## REQUIREMENTS
Write out the entire listing below exactly, with the pictures left out.

-- start RECORDS SHOWN --

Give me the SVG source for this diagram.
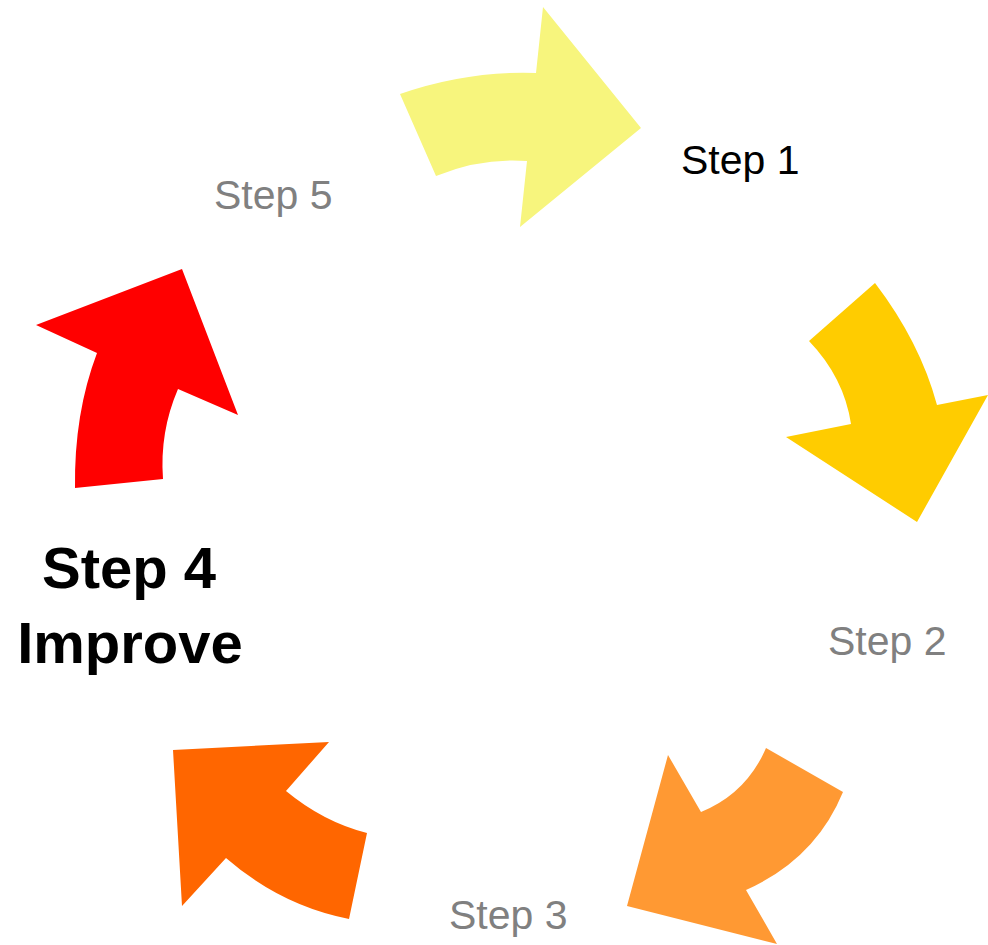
<svg xmlns="http://www.w3.org/2000/svg" width="988" height="945" viewBox="0 0 988 945">
<style>
.lbl{font-family:"Liberation Sans",Arial,sans-serif;font-size:41px;fill:#808080}
.cur{fill:#000}
.big{font-family:"Liberation Sans",Arial,sans-serif;font-size:58px;font-weight:bold;fill:#000;text-anchor:middle}
</style>
<rect width="988" height="945" fill="#fff"/>
<g id="connectors">
<path id="arrow1" fill="#F7F57D" d="M400,94 Q468,70.5 536,73 L543,7 L641,128 L520,227 L527,161 Q481,157.5 436,176 Z"/>
<path id="arrow2" fill="#FFCC00" d="M875,283 Q920,342 937,405 L988,395 L917,522 L786,437 L851,424 Q844,377.5 809,341 Z"/>
<path id="arrow3" fill="#FF9933" d="M843,792 Q815.5,859 746,890 L777,944 L627,906 L668,755 L701,812 Q746.5,793.4 766,748 Z"/>
<path id="arrow4" fill="#FF6600" d="M349,919 Q280.5,905.5 226,858 L182,906 L173,750 L329,742 L286,791 Q323.5,822 367,833 Z"/>
<path id="arrow5" fill="#FF0000" d="M75,488 Q74,413.5 97,353 L36,325 L182,269 L238,415 L178,389 Q159.5,432 163,479 Z"/>
</g>
<g id="step1"><text class="lbl cur" x="681" y="174">Step 1</text></g>
<g id="step2"><text class="lbl" x="828" y="655">Step 2</text></g>
<g id="step3"><text class="lbl" x="449" y="929">Step 3</text></g>
<g id="step4"><text class="big" x="129" y="588">Step 4</text><text class="big" x="130" y="663">Improve</text></g>
<g id="step5"><text class="lbl" x="214" y="209">Step 5</text></g>
</svg>
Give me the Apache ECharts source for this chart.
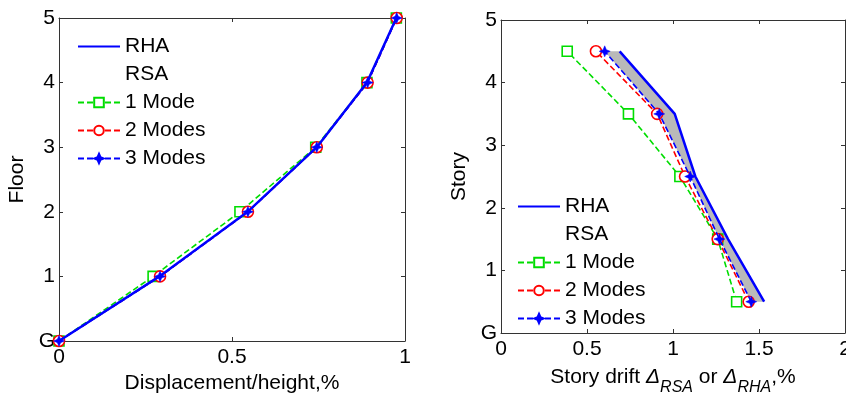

-- end RECORDS SHOWN --

## RESPONSE TO THE TASK
Give me the SVG source for this diagram.
<svg xmlns="http://www.w3.org/2000/svg" width="988" height="945" viewBox="0 0 988 945">
<style>
.lbl{font-family:"Liberation Sans",Arial,sans-serif;font-size:41px;fill:#808080}
.cur{fill:#000}
.big{font-family:"Liberation Sans",Arial,sans-serif;font-size:58px;font-weight:bold;fill:#000;text-anchor:middle}
</style>
<rect width="988" height="945" fill="#fff"/>
<g id="connectors">
<path id="arrow1" fill="#F7F57D" d="M400,94 Q468,70.5 536,73 L543,7 L641,128 L520,227 L527,161 Q481,157.5 436,176 Z"/>
<path id="arrow2" fill="#FFCC00" d="M875,283 Q920,342 937,405 L988,395 L917,522 L786,437 L851,424 Q844,377.5 809,341 Z"/>
<path id="arrow3" fill="#FF9933" d="M843,792 Q815.5,859 746,890 L777,944 L627,906 L668,755 L701,812 Q746.5,793.4 766,748 Z"/>
<path id="arrow4" fill="#FF6600" d="M349,919 Q280.5,905.5 226,858 L182,906 L173,750 L329,742 L286,791 Q323.5,822 367,833 Z"/>
<path id="arrow5" fill="#FF0000" d="M75,488 Q74,413.5 97,353 L36,325 L182,269 L238,415 L178,389 Q159.5,432 163,479 Z"/>
</g>
<g id="step1"><text class="lbl cur" x="681" y="174">Step 1</text></g>
<g id="step2"><text class="lbl" x="828" y="655">Step 2</text></g>
<g id="step3"><text class="lbl" x="449" y="929">Step 3</text></g>
<g id="step4"><text class="big" x="129" y="588">Step 4</text><text class="big" x="130" y="663">Improve</text></g>
<g id="step5"><text class="lbl" x="214" y="209">Step 5</text></g>
</svg>
Give me the Apache ECharts source for this chart.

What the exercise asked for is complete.